Question

Show that a function \( f : \mathbb{R} \to \mathbb{R} \) defined by \( f(x) = \frac{2x}{1 + x^2} \) is neither one-one nor onto. Further, find set \( A \) so that the given function \( f : \mathbb{R} \to A \) becomes an onto function.

Hint:

When analyzing rational functions, verify injectivity (one-one) by testing if \( f(x_1) = f(x_2) \) implies \( x_1 = x_2 \), and surjectivity (onto) by checking the range of the function.

Answer 1

Step 1: Check if \( f(x) \) is one-one. 
A function is one-one if \( f(x_1) = f(x_2) \) implies \( x_1 = x_2 \).

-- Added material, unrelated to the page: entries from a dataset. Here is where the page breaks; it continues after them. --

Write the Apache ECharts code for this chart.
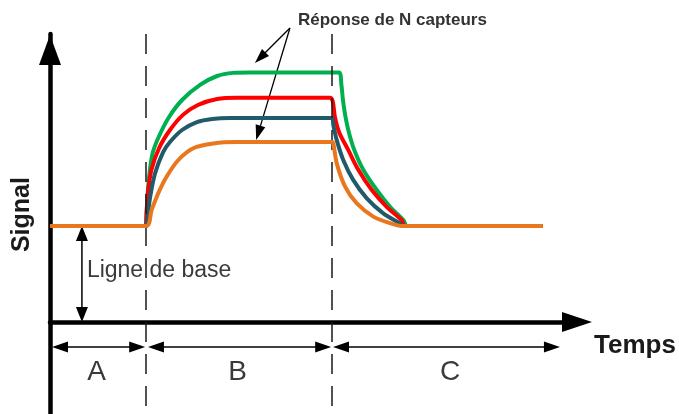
<!DOCTYPE html>
<html>
<head>
<meta charset="utf-8">
<title>Réponse de N capteurs</title>
<script src="https://cdn.jsdelivr.net/npm/echarts@6/dist/echarts.min.js"></script>
<style>
  html, body { margin: 0; padding: 0; background: #fff; }
  #main { width: 679px; height: 414px; }
</style>
</head>
<body>
<div id="main"></div>
<script>
// time in arbitrary units, signal in arbitrary units (baseline = 4)
var phaseBounds = [0, 31, 91, 164.5];      // A | B | C
var phaseNames = ['A', 'B', 'C'];
var baseline = 4;

var greenResp = [[0,4],[31,4],[31.1,4.2],[31.5,5.38],[32.3,6.42],[33.2,7.08],[35.2,7.75],[38.4,8.54],[42.6,9.25],[48.4,9.88],[53.9,10.25],[59.0,10.38],[64.5,10.4],[93.2,10.4],[94.0,9.88],[94.5,9.25],[95.5,8.42],[96.8,7.71],[98.4,7.08],[101.1,6.33],[105.4,5.5],[109.7,4.8],[114.0,4.25],[115.2,4],[159,4]];
var redResp = [[0,4],[31,4],[31.05,4.33],[31.6,5.38],[32.7,6.33],[35.2,7.25],[38.7,8.0],[42.9,8.63],[47.7,9.04],[53.9,9.29],[60.3,9.34],[90.3,9.34],[91.2,9.2],[91.9,8.55],[93.3,7.9],[96.2,7.17],[99.5,6.33],[103.8,5.5],[108.6,4.8],[113.4,4.25],[114.6,4],[159,4]];
var tealResp = [[0,4],[31,4],[31.2,4.12],[32.3,5.2],[33.9,6.2],[36.5,7.08],[38.7,7.5],[42.6,8.0],[47.4,8.33],[52.3,8.46],[58.1,8.5],[91.0,8.5],[91.4,8.2],[92.5,7.58],[94.6,6.75],[97.8,5.92],[102.2,5.15],[107.5,4.53],[112.9,4.11],[114,4],[159,4]];
var orangeResp = [[0,4],[31,4],[32.8,4.67],[34.9,5.36],[37.6,6.05],[41.4,6.75],[46.2,7.24],[52.7,7.44],[60.2,7.5],[91.0,7.5],[91.4,7.44],[92.5,6.61],[95.2,5.64],[98.9,4.95],[104.3,4.39],[109.7,4.12],[113.4,4],[159,4]];

// annotation anchors (data units)
var baseArrowT = 10.3;
var dimArrowV = -1.04;
var letterV = -2.08;
var calloutFrom = [77.4, 12.25];
var calloutTips = [[66.1, 10.79], [66.5, 7.58]];

var chart = echarts.init(document.getElementById('main'));
var font = '"Liberation Sans", Arial, sans-serif';

function resp(name, data, color, z) {
  return {
    name: name, type: 'line', data: data, z: z,
    showSymbol: false, smooth: 0.3,
    lineStyle: { color: color, width: 4 },
    animation: false, silent: true
  };
}

var series = [
  resp('vert', greenResp, '#00B050', 2),
  resp('rouge', redResp, '#FF0000', 3),
  resp('bleu', tealResp, '#215A6A', 4),
  resp('orange', orangeResp, '#E8771E', 5)
];
series[3].markLine = {
  silent: true, symbol: ['none', 'none'], animation: false,
  label: { show: false },
  lineStyle: { color: '#1a1a1a', width: 1.5, type: [20, 12] },
  data: [
    [{ coord: [phaseBounds[1], 12] }, { coord: [phaseBounds[1], -3.8] }],
    [{ coord: [phaseBounds[2], 12] }, { coord: [phaseBounds[2], -3.8] }]
  ]
};

chart.setOption({
  animation: false,
  grid: { left: 50, right: 102, top: 34, bottom: 0.8 },
  xAxis: {
    type: 'value', min: 0, max: 170,
    axisLine: { onZero: true, lineStyle: { color: '#000', width: 4.5 }, symbol: ['none', 'triangle'], symbolSize: [20, 30] },
    axisTick: { show: false }, axisLabel: { show: false }, splitLine: { show: false }
  },
  yAxis: {
    type: 'value', min: -3.8, max: 12,
    name: 'Signal', nameLocation: 'middle', nameRotate: 90, nameGap: 15,
    nameTextStyle: { fontFamily: font, fontWeight: 'bold', fontSize: 25, color: '#1a1a1a', padding: [0, 0, 0, 18] },
    axisLine: { lineStyle: { color: '#000', width: 4.5 }, symbol: ['none', 'triangle'], symbolSize: [22, 30], symbolOffset: [0, -16] },
    axisTick: { show: false }, axisLabel: { show: false }, splitLine: { show: false }
  },
  series: series
});

function px(t, v) { return chart.convertToPixel({ gridIndex: 0 }, [t, v]); }

// arrow from a to b (pixels), heads at the listed ends
function arrow(a, b, heads, len, wid, lw) {
  var dx = b[0] - a[0], dy = b[1] - a[1];
  var d = Math.sqrt(dx * dx + dy * dy), ux = dx / d, uy = dy / d;
  var s = heads.indexOf('start') >= 0 ? len * 0.8 : 0;
  var e = heads.indexOf('end') >= 0 ? len * 0.8 : 0;
  var out = [{
    type: 'line', silent: true,
    shape: { x1: a[0] + ux * s, y1: a[1] + uy * s, x2: b[0] - ux * e, y2: b[1] - uy * e },
    style: { stroke: '#000', lineWidth: lw }
  }];
  function head(tip, dirx, diry) {
    var bx = tip[0] - dirx * len, by = tip[1] - diry * len;
    return {
      type: 'polygon', silent: true,
      shape: { points: [tip, [bx - diry * wid / 2, by + dirx * wid / 2], [bx + diry * wid / 2, by - dirx * wid / 2]] },
      style: { fill: '#000' }
    };
  }
  if (e) out.push(head(b, ux, uy));
  if (s) out.push(head(a, -ux, -uy));
  return out;
}

function text(str, p, opts) {
  return {
    type: 'text', silent: true, z: 10,
    style: Object.assign({
      text: str, x: p[0], y: p[1], fill: '#3a3a3a',
      font: '23px ' + font,
      align: 'center', verticalAlign: 'middle',
      textAlign: 'center', textVerticalAlign: 'middle'
    }, opts || {})
  };
}

var g = [];
// ligne de base
g = g.concat(arrow(px(baseArrowT, baseline), px(baseArrowT, 0), ['start', 'end'], 15, 12, 1.5));
g.push(text('Ligne de base', px(11.9, 2.125), { align: 'left', textAlign: 'left' }));
// phases
var tipGap = [0.65, 0.6, 0.3];
for (var i = 0; i < phaseNames.length; i++) {
  var t0 = phaseBounds[i] + tipGap[i], t1 = phaseBounds[i + 1] - (i === 2 ? 0 : 0.3);
  g = g.concat(arrow(px(t0, dimArrowV), px(t1, dimArrowV), ['start', 'end'], 16, 11, 1.5));
  g.push(text(phaseNames[i], px((phaseBounds[i] + phaseBounds[i + 1]) / 2 + (i === 2 ? 1.3 : -0.5), letterV), { font: '28px ' + font }));
}
// callout
calloutTips.forEach(function (tip) {
  g = g.concat(arrow(px(calloutFrom[0], calloutFrom[1]), px(tip[0], tip[1]), ['end'], 15, 10, 1.3));
});
g.push(text('Réponse de N capteurs', px(80, 12.58), { font: 'bold 17px ' + font, fill: '#333', align: 'left', textAlign: 'left' }));
// axis title
g.push(text('Temps', px(175.5, -0.98), { font: 'bold 26px ' + font, fill: '#1a1a1a', align: 'left', textAlign: 'left' }));

chart.setOption({ graphic: { elements: g } });
</script>
</body>
</html>
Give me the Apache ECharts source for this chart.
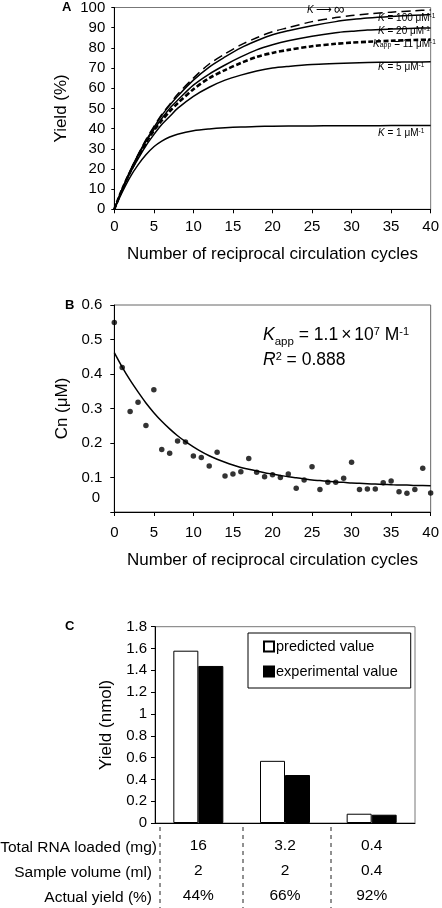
<!DOCTYPE html>
<html>
<head>
<meta charset="utf-8">
<script src="https://cdn.jsdelivr.net/npm/echarts@6/dist/echarts.min.js"></script>
<style>
html,body{margin:0;padding:0;background:#fff;}
#main{width:442px;height:908px;}
</style>
</head>
<body>
<div id="main"></div>
<script>
// ---- Panel A data ----
const cyclesA = [0,1,2,3,4,5,6,7,8,10,12,14,16,18,20,22,25,28,30,32,35,38,40];
const yieldKinf = [0,10,19,27,34.5,41,47,52,57,65,72,77,81.5,85,88,90,93,95,96,96.8,97.7,98.4,98.8];
const yieldK100 = [0,10,19,27,34,40.5,46.5,51.5,56,64,70.5,75.5,80,83.5,86.5,88.5,91,93,94,94.8,95.6,96.2,96.5];
const yieldK20  = [0,10,18.5,26.5,33.5,39.5,45,50,54,61.5,67,71.5,75.5,79,81.5,83.5,85.8,87.5,88.2,88.8,89.3,89.7,89.9];
const yieldKapp = [0,10,18.5,26,33,39,44,48.5,52.5,59.5,65,69,72.5,75.5,77.5,79,80.8,82,82.6,83,83.5,83.9,84.1];
const yieldK5   = [0,9.5,18,25,31.5,37,42,46,50,56,60.5,64,66.5,68.5,70,70.8,71.7,72.2,72.5,72.7,72.9,73,73.1];
const yieldK1   = [0,8.5,16,22,27,31,33.8,35.8,37.2,38.9,39.8,40.4,40.8,41,41.2,41.3,41.3,41.4,41.4,41.4,41.5,41.5,41.5];

// ---- Panel B data ----
const cyclesB = [0,1,2,3,4,5,6,7,8,9,10,11,12,13,14,15,16,17,18,19,20,21,22,23,24,25,26,27,28,29,30,31,32,33,34,35,36,37,38,39,40];
const cnMeasured = [0.549,0.419,0.291,0.318,0.251,0.354,0.181,0.170,0.206,0.203,0.162,0.158,0.133,0.173,0.104,0.110,0.117,0.155,0.115,0.102,0.108,0.100,0.110,0.069,0.093,0.131,0.065,0.086,0.086,0.098,0.144,0.065,0.067,0.067,0.085,0.090,0.059,0.054,0.065,0.127,0.055];
const cnFit = [0.462,0.420,0.382,0.348,0.316,0.288,0.263,0.241,0.221,0.204,0.189,0.175,0.163,0.153,0.144,0.136,0.129,0.124,0.119,0.114,0.110,0.106,0.102,0.099,0.096,0.093,0.091,0.089,0.087,0.086,0.084,0.083,0.082,0.081,0.080,0.079,0.078,0.078,0.077,0.077,0.076];

// ---- Panel C data ----
const groupsC = ['g1','g2','g3'];
const predictedValue = [1.58,0.57,0.085];
const experimentalValue = [1.44,0.44,0.076];
const totalRNA = ['16','3.2','0.4'];
const sampleVolume = ['2','2','0.4'];
const actualYield = ['44%','66%','92%'];
const rowLabels = ['Total RNA loaded (mg)','Sample volume (ml)','Actual yield (%)'];

const FONT = 'Liberation Sans, Arial, sans-serif';
const pairs = (xs, ys) => xs.map((x, i) => [x, ys[i]]);

const chart = echarts.init(document.getElementById('main'), null, {renderer:'canvas'});

const axisLabelStyle = {color:'#000', fontSize:15, fontFamily:FONT};
const nameStyle = {color:'#000', fontSize:17, fontFamily:FONT};
const blackLine = {show:true, lineStyle:{color:'#000', width:1}};

function curveLabel(x, y, txt) {
  return {
    type:'text', x:x, y:y, z:100,
    style:{
      text:txt, fill:'#000', fontSize:10, fontFamily:FONT,
      verticalAlign:'middle', align:'left',
      rich:{
        i:{fontStyle:'italic', fontSize:10, fontFamily:FONT, fill:'#000'},
        s:{fontSize:6.5, fontFamily:FONT, verticalAlign:'top', fill:'#000'},
        b:{fontSize:7, fontFamily:FONT, verticalAlign:'bottom', fill:'#000'},
        n:{fontSize:10, fontFamily:FONT, fill:'#000'},
        a:{fontSize:11, fontFamily:FONT, fill:'#000', padding:[0,2,0,2]},
        inf:{fontSize:15, fontFamily:FONT, fill:'#000'}
      }
    }
  };
}

const graphics = [
  {type:'text', x:62, y:7, style:{text:'A', fontSize:13, fontWeight:'bold', fontFamily:FONT, fill:'#000', verticalAlign:'middle'}},
  {type:'text', x:65, y:305, style:{text:'B', fontSize:13, fontWeight:'bold', fontFamily:FONT, fill:'#000', verticalAlign:'middle'}},
  {type:'text', x:65, y:626, style:{text:'C', fontSize:13, fontWeight:'bold', fontFamily:FONT, fill:'#000', verticalAlign:'middle'}},
  curveLabel(307, 10, '{i|K}{a|⟶}{inf|∞}'),
  curveLabel(378, 18, '{i|K}{n| = 100 μM}{s|-1}'),
  curveLabel(378, 31, '{i|K}{n| = 20 μM}{s|-1}'),
  curveLabel(373, 44, '{i|K}{b|app}{n| = 11 μM}{s|-1}'),
  curveLabel(378, 67, '{i|K}{n| = 5 μM}{s|-1}'),
  curveLabel(378, 133, '{i|K}{n| = 1 μM}{s|-1}'),
  {type:'text', x:263, y:335, z:100, style:{
    text:'{i|K}{b|app}{n| = 1.1}{x|×}{n|10}{s|7}{n| M}{s|-1}',
    fontSize:17, fontFamily:FONT, fill:'#000', verticalAlign:'middle',
    rich:{
      i:{fontStyle:'italic', fontSize:17.5, fontFamily:FONT, fill:'#000'},
      n:{fontSize:17.5, fontFamily:FONT, fill:'#000'},
      x:{fontSize:17.5, fontFamily:FONT, fill:'#000', padding:[0,3,0,3]},
      s:{fontSize:11, fontFamily:FONT, fill:'#000', verticalAlign:'top'},
      b:{fontSize:11.5, fontFamily:FONT, fill:'#000', verticalAlign:'bottom', padding:[0,0,-4,0]}
    }}},
  {type:'text', x:263, y:360, z:100, style:{
    text:'{i|R}{s|2}{n| = 0.888}',
    fontSize:17, fontFamily:FONT, fill:'#000', verticalAlign:'middle',
    rich:{
      i:{fontStyle:'italic', fontSize:17.5, fontFamily:FONT, fill:'#000'},
      n:{fontSize:17.5, fontFamily:FONT, fill:'#000'},
      s:{fontSize:11, fontFamily:FONT, fill:'#000', verticalAlign:'top'}
    }}},
  {type:'text', x:100, y:498, style:{text:'0', fontSize:15, fontFamily:FONT, fill:'#000', align:'right', verticalAlign:'middle'}},
];
// table row labels
const rowY = [848, 873, 898];
rowLabels.forEach((t, i) => {
  graphics.push({type:'text', x: i===0 ? 157 : 152, y: rowY[i], style:{text:t, fontSize:15.5, fontFamily:FONT, fill:'#000', align:'right', verticalAlign:'middle'}});
});
// dashed separators
[160, 243, 331].forEach(x => {
  graphics.push({type:'line', shape:{x1:x, y1:827, x2:x, y2:908}, style:{stroke:'#222', lineWidth:1, lineDash:[4,4]}});
});

const lineA = (name, ys, style) => ({
  name:name, type:'line', xAxisIndex:0, yAxisIndex:0, data:pairs(cyclesA, ys),
  smooth:0.3, symbol:'none', lineStyle:Object.assign({color:'#000', width:1.5}, style || {})
});

const option = {
  animation:false,
  backgroundColor:'#fff',
  textStyle:{fontFamily:FONT},
  grid:[
    {left:114.3, top:4, width:319, height:205.3, show:true, borderColor:'#777', borderWidth:1},
    {left:114.3, top:305, width:319, height:207, show:true, borderColor:'#666', borderWidth:1},
    {left:155, top:626.7, width:260, height:199, show:true, borderColor:'#777', borderWidth:1}
  ],
  legend:{
    data:['predicted value','experimental value'],
    left:248, top:633, orient:'vertical',
    itemWidth:10, itemHeight:10, itemGap:10, icon:'rect',
    borderColor:'#000', borderWidth:1, padding:[6,13,9,15],
    textStyle:{fontSize:14.5, fontFamily:FONT, color:'#000', padding:[0,0,0,-3]},
    backgroundColor:'#fff'
  },
  xAxis:[
    {gridIndex:0, type:'value', min:0, max:40, interval:5,
     axisLine:blackLine, axisTick:{show:true, length:4, lineStyle:{color:'#000'}},
     axisLabel:Object.assign({margin:10}, axisLabelStyle), splitLine:{show:false},
     name:'Number of reciprocal circulation cycles', nameLocation:'middle', nameGap:37, nameTextStyle:nameStyle},
    {gridIndex:1, type:'value', min:0, max:40, interval:5,
     axisLine:blackLine, axisTick:{show:true, length:4, lineStyle:{color:'#000'}},
     axisLabel:Object.assign({margin:13}, axisLabelStyle), splitLine:{show:false},
     name:'Number of reciprocal circulation cycles', nameLocation:'middle', nameGap:40, nameTextStyle:nameStyle},
    {gridIndex:2, type:'category', data:groupsC,
     axisLine:blackLine, axisTick:{show:false},
     axisLabel:{margin:10, color:'#000', fontSize:15.5, fontFamily:FONT, lineHeight:25,
       formatter:(v, i) => totalRNA[i] + '\n' + sampleVolume[i] + '\n' + actualYield[i]},
     splitLine:{show:false}}
  ],
  yAxis:[
    {gridIndex:0, type:'value', min:0, max:100, interval:10,
     axisLine:blackLine, axisTick:{show:true, length:3, lineStyle:{color:'#000'}},
     axisLabel:Object.assign({margin:9}, axisLabelStyle), splitLine:{show:false},
     name:'Yield (%)', nameLocation:'middle', nameGap:40.5, nameTextStyle:nameStyle},
    {gridIndex:1, type:'value', min:0, max:0.6, interval:0.1,
     axisLine:blackLine, axisTick:{show:true, length:4, lineStyle:{color:'#000'}},
     axisLabel:Object.assign({margin:12, formatter:v => v === 0 ? '' : String(+v.toFixed(1))}, axisLabelStyle),
     splitLine:{show:false},
     name:'Cn (μM)', nameLocation:'middle', nameGap:40.5, nameTextStyle:nameStyle},
    {gridIndex:2, type:'value', min:0, max:1.8, interval:0.2,
     axisLine:blackLine, axisTick:{show:true, length:4, lineStyle:{color:'#000'}},
     axisLabel:Object.assign({margin:8, formatter:v => String(+v.toFixed(1))}, axisLabelStyle),
     splitLine:{show:false},
     name:'Yield (nmol)', nameLocation:'middle', nameGap:39.5, nameTextStyle:nameStyle}
  ],
  series:[
    lineA('K→∞', yieldKinf, {type:[9,5]}),
    lineA('K=100', yieldK100),
    lineA('K=20', yieldK20),
    lineA('Kapp=11', yieldKapp, {width:2.6, type:[5,2.5]}),
    lineA('K=5', yieldK5),
    lineA('K=1', yieldK1),
    {name:'fit', type:'line', xAxisIndex:1, yAxisIndex:1, data:pairs(cyclesB, cnFit), smooth:0.3, symbol:'none', lineStyle:{color:'#000', width:1.5}},
    {name:'measured', type:'scatter', xAxisIndex:1, yAxisIndex:1, data:pairs(cyclesB, cnMeasured), symbol:'circle', symbolSize:5.5, itemStyle:{color:'#000'}},
    {name:'predicted value', type:'bar', xAxisIndex:2, yAxisIndex:2, data:predictedValue, barWidth:25, barGap:'0%',
     itemStyle:{color:'#fff', borderColor:'#000', borderWidth:1}},
    {name:'experimental value', type:'bar', xAxisIndex:2, yAxisIndex:2, data:experimentalValue, barWidth:25, barGap:'0%',
     itemStyle:{color:'#000', borderColor:'#000', borderWidth:1}}
  ],
  graphic:graphics
};
chart.setOption(option);
</script>
</body>
</html>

Consider: \[ f(x) = \frac{2x}{1 + x^2}. \] Assume \( f(x_1) = f(x_2) \): \[ \frac{2x_1}{1 + x_1^2} = \frac{2x_2}{1 + x_2^2}. \] Cross-multiplying gives: \[ 2x_1 (1 + x_2^2) = 2x_2 (1 + x_1^2). \] Simplify: \[ x_1 + x_1x_2^2 = x_2 + x_2x_1^2. \] Rearranging terms: \[ x_1 - x_2 = x_2x_1^2 - x_1x_2^2. \] Factorizing: \[ (x_1 - x_2)(1 + x_1x_2) = 0. \] This implies either \( x_1 = x_2 \) or \( 1 + x_1x_2 = 0 \). The second case \( 1 + x_1x_2 = 0 \) implies \( x_1x_2 = -1 \). Therefore, \( f(x) \) is not one-one. 
Step 2: Check if \( f(x) \) is onto. 
A function is onto if every real number \( y \) has a corresponding \( x \) such that: \[ y = \frac{2x}{1 + x^2}. \] Rearranging for \( x \), we get: \[ y (1 + x^2) = 2x \quad \Rightarrow \quad y + yx^2 = 2x. \] This simplifies to a quadratic equation: \[ yx^2 - 2x + y = 0. \] The discriminant of this quadratic is: \[ \Delta = (-2)^2 - 4(y)(y) = 4 - 4y^2 = 4(1 - y^2). \] For \( x \) to exist, \( \Delta \geq 0 \), which implies: \[ 1 - y^2 \geq 0 \quad \Rightarrow \quad -1 \leq y \leq 1. \] Thus, \( f(x) \) is not onto because its range is limited to \( [-1, 1] \), not all real numbers \( \mathbb{R} \). 
Step 3: Modify set \( A \) to make \( f(x) \) onto. 
To make \( f(x) \) onto, let \( A = [-1, 1] \). Then, for every \( y \in A \), there exists an \( x \in \mathbb{R} \) such that: \[ y = \frac{2x}{1 + x^2}. \] Conclusion: 
The function \( f(x) = \frac{2x}{1 + x^2} \) is: \[ \boxed{\text{Neither one-one nor onto.}} \] To make \( f(x) \) onto, restrict the codomain to \( A = [-1, 1] \).